▶ **DATA IN THIS EXERCISE**:
┄┄┄┄┄┄

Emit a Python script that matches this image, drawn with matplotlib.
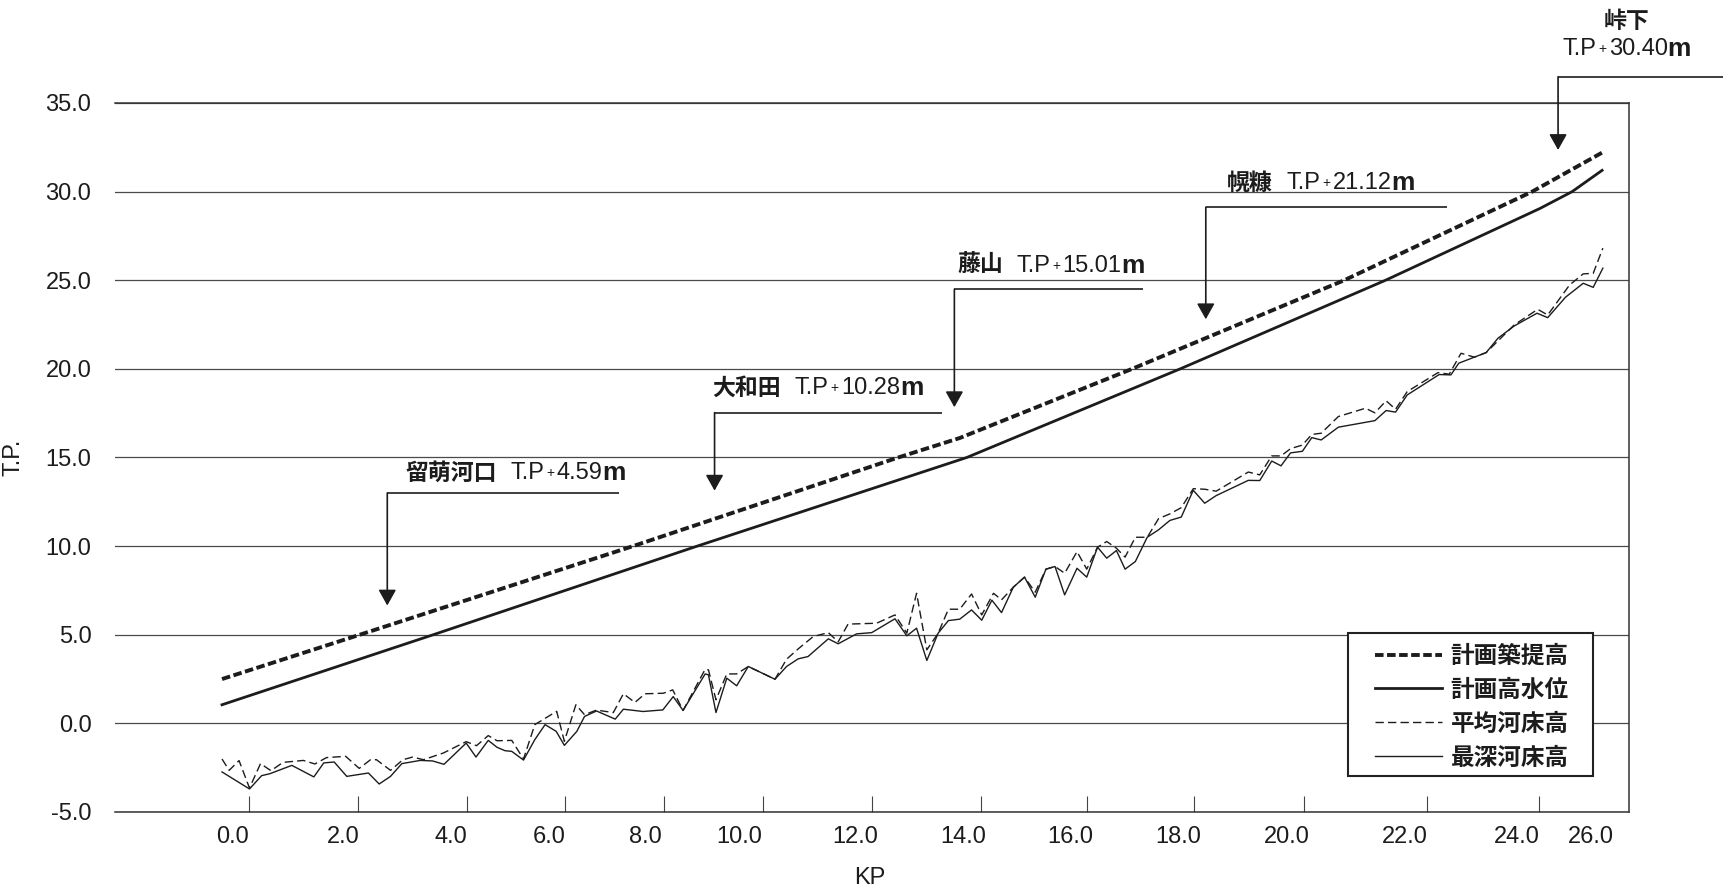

┄┄┄┄┄┄

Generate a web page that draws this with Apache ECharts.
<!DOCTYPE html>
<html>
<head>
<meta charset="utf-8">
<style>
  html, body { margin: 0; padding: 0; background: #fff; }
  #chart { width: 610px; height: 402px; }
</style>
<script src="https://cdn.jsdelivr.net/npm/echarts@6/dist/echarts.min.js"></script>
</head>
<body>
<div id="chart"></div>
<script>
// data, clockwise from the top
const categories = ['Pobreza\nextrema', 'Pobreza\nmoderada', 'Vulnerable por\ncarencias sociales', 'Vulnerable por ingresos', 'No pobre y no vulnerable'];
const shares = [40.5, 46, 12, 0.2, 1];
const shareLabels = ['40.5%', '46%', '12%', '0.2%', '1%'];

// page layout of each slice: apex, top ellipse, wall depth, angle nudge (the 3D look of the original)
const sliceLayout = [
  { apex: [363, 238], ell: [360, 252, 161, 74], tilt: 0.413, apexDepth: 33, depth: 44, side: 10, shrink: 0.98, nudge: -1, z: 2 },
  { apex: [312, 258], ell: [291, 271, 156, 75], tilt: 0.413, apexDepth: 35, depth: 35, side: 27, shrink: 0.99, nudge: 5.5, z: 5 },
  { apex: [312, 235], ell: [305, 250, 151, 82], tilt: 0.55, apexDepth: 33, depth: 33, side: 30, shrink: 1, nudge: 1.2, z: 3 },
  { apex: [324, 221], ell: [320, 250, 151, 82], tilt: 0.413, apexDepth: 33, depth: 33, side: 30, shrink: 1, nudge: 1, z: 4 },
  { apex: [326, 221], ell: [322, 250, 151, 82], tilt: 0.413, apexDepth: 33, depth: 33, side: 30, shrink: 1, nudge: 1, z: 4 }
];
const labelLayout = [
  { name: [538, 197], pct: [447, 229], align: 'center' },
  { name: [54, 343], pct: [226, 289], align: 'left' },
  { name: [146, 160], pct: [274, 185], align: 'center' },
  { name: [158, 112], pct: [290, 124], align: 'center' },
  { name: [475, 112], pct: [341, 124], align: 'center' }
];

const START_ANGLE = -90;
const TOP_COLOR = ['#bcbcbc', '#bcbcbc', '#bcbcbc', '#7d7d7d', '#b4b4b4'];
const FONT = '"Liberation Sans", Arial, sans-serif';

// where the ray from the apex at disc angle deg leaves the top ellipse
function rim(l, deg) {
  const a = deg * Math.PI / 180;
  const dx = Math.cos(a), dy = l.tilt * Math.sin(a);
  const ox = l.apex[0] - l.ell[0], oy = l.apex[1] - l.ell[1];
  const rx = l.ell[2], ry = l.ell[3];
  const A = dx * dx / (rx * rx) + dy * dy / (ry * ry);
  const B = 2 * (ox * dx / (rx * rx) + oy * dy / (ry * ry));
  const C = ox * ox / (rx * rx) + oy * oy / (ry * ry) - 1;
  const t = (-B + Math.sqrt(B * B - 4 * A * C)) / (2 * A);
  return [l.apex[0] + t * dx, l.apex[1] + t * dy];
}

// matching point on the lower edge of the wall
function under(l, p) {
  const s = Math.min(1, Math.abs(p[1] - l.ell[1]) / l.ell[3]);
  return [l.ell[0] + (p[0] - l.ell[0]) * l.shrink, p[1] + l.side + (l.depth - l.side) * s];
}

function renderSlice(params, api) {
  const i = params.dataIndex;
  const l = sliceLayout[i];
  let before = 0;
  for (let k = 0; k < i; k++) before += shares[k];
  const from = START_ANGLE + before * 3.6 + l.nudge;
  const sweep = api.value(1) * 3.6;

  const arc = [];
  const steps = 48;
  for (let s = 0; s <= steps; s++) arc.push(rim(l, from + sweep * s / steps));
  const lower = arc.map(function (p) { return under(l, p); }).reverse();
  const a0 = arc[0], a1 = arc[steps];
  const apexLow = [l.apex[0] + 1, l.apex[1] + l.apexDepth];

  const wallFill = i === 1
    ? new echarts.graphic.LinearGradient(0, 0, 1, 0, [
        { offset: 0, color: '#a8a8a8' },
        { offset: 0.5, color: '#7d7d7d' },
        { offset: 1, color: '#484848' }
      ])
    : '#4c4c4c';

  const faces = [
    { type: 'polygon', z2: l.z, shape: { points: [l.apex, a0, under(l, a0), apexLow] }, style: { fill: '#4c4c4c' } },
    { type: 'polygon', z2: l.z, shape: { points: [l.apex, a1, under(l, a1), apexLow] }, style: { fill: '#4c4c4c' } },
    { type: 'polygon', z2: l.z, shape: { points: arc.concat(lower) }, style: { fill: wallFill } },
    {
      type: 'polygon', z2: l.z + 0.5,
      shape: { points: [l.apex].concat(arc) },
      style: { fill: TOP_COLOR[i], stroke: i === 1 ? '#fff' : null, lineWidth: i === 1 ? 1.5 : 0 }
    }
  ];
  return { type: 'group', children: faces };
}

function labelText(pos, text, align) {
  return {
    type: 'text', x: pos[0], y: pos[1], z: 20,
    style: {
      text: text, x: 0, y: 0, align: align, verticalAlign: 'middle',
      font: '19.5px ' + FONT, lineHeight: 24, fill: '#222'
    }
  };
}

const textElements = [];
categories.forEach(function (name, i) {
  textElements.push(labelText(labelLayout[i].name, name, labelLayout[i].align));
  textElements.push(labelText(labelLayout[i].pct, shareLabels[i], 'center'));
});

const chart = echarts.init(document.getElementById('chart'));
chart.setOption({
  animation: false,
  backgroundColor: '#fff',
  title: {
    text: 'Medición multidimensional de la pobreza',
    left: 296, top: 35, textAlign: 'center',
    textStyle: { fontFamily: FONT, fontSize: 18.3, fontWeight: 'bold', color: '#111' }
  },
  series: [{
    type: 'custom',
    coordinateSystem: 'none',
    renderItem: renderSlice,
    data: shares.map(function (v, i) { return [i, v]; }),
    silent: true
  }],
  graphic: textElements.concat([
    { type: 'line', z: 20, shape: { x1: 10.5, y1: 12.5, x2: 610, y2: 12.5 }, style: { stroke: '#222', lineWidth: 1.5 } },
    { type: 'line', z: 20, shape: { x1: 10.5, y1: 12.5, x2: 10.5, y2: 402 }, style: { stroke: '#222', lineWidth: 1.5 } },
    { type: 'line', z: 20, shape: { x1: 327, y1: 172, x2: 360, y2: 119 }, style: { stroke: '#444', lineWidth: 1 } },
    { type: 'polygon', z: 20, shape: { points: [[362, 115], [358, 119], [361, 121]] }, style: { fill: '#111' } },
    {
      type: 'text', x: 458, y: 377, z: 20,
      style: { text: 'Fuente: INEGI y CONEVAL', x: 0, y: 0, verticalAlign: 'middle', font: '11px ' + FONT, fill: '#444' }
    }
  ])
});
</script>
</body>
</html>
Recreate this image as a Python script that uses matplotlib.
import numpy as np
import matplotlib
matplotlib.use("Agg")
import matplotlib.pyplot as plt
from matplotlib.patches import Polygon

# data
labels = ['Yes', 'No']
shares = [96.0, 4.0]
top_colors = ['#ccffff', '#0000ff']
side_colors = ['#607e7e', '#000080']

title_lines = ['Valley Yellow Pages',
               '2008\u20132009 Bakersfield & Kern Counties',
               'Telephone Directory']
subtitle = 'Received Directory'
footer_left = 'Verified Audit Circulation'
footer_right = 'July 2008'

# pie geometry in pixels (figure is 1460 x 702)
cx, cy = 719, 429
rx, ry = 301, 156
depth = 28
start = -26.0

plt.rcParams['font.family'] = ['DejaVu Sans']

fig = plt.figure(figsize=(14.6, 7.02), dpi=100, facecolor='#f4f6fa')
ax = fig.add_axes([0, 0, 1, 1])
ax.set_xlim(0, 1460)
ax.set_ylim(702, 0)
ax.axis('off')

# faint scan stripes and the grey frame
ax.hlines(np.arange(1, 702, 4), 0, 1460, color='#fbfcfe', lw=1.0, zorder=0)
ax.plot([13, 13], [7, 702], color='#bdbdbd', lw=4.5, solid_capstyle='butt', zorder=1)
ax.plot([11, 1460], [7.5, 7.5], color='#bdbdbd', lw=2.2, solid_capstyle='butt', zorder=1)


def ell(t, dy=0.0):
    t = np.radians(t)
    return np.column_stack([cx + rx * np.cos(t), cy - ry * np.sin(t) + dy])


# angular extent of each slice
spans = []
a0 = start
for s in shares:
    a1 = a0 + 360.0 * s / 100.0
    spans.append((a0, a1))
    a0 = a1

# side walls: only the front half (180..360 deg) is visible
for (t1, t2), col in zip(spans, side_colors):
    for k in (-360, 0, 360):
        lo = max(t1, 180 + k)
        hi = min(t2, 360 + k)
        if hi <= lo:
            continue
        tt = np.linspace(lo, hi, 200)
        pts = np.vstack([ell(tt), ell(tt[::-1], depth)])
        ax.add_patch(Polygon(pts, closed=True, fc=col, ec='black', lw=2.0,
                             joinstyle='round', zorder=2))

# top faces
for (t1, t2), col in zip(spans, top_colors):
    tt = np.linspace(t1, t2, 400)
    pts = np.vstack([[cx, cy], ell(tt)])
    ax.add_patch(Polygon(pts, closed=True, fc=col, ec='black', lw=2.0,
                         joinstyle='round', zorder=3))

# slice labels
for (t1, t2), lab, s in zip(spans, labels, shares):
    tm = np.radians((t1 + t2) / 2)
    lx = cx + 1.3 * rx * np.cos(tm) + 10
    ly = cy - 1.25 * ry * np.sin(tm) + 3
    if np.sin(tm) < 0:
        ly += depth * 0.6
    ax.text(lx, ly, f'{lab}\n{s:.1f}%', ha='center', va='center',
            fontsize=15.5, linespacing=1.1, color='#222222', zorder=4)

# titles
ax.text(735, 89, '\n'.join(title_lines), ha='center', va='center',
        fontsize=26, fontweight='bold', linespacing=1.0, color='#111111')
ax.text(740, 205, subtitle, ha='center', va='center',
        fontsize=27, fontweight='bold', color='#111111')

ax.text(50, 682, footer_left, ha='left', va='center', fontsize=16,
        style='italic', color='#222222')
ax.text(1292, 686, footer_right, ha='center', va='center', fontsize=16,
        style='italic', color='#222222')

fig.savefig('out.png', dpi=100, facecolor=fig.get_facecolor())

┄┄┄┄┄┄

▶ **SET TASK**:
Write the lines again exactly, beginning at the line that has "Generate a web" and stopping after the line that has "const shareLabels = ['40.5%', '46%', '12%', '0.2%', '1%'];"; include no other lines.

▶ **RESPONSE TO THIS TASK**:
Generate a web page that draws this with Apache ECharts.
<!DOCTYPE html>
<html>
<head>
<meta charset="utf-8">
<style>
  html, body { margin: 0; padding: 0; background: #fff; }
  #chart { width: 610px; height: 402px; }
</style>
<script src="https://cdn.jsdelivr.net/npm/echarts@6/dist/echarts.min.js"></script>
</head>
<body>
<div id="chart"></div>
<script>
// data, clockwise from the top
const categories = ['Pobreza\nextrema', 'Pobreza\nmoderada', 'Vulnerable por\ncarencias sociales', 'Vulnerable por ingresos', 'No pobre y no vulnerable'];
const shares = [40.5, 46, 12, 0.2, 1];
const shareLabels = ['40.5%', '46%', '12%', '0.2%', '1%'];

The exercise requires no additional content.